(If you're planning to wink at the bank, pay nothing, and let them keep the stock, that's the kind of thing that won't work if it becomes common. At that point, people will point out that you sold stock to the bank and didn't pay the income tax.)
Interest rates are so low that your income from your job at the startup is probably enough, right? Granted it won't work if rates go back up, and the current environment is a bit special.
Plus you might have some dividends on the whole amount.
You're paying interest on top of the loan amount, which you still also have to pay. You may not get the income to pay the loan by selling stock, but you have to get it somehow, and you'll pay income taxes on it.
The point is by borrowing the money you avoid paying the same amount of tax, because the income tax on whatever you're servicing the loan with is not the same amount as what you'd pay if you sold the shares?
In a general debt-vs-immediate-payment question that could work, I guess, because you can e.g. pay the debt off over such a long period that the total income you need divided by the number of years you take falls into a lower tax bracket than otherwise.

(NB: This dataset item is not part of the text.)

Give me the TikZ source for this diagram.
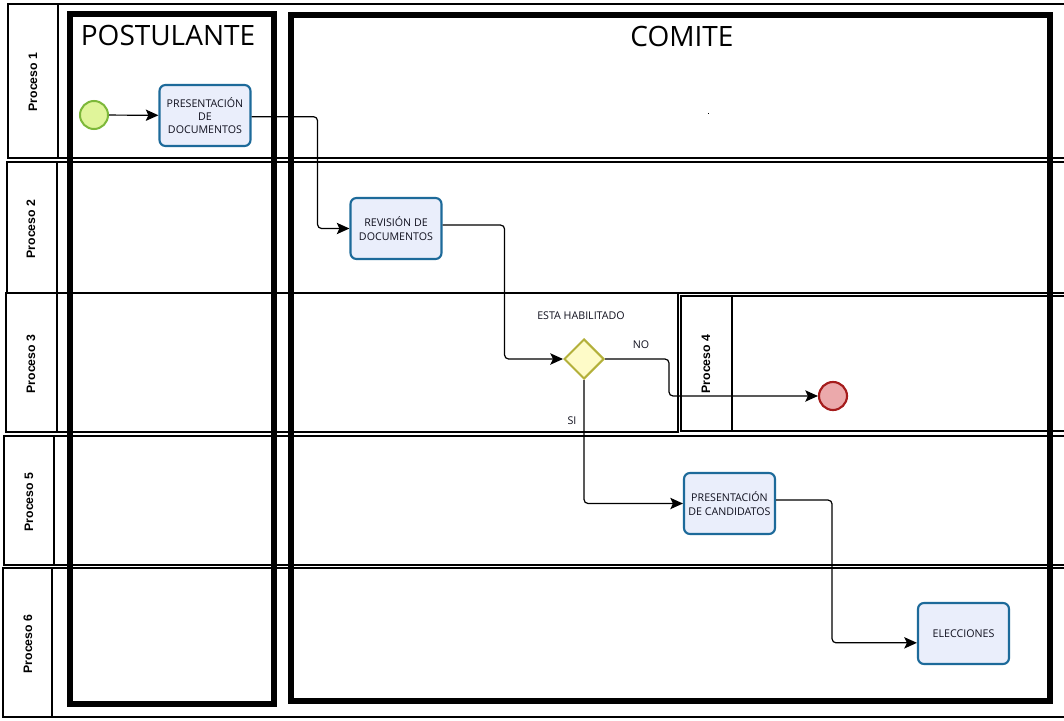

I have trouble seeing how it would work in the example under discussion, where we know that the person is extremely wealthy -- and thus should hit the maximum income tax bracket no matter what -- and that capital gains taxes are likely to be the least heavily taxed income source available, so that it would be difficult to beat selling stock.
Depends a lot on what country we mean. Also, the debt never had to be repaid. You can keep rolling it as an interest-only loan, so long as the collateral is enough to satisfy the lender.
(If you're planning to wink at the bank, pay nothing, and let them keep the stock, that's the kind of thing that won't work if it becomes common. At that point, people will point out that you sold stock to the bank and didn't pay the income tax.)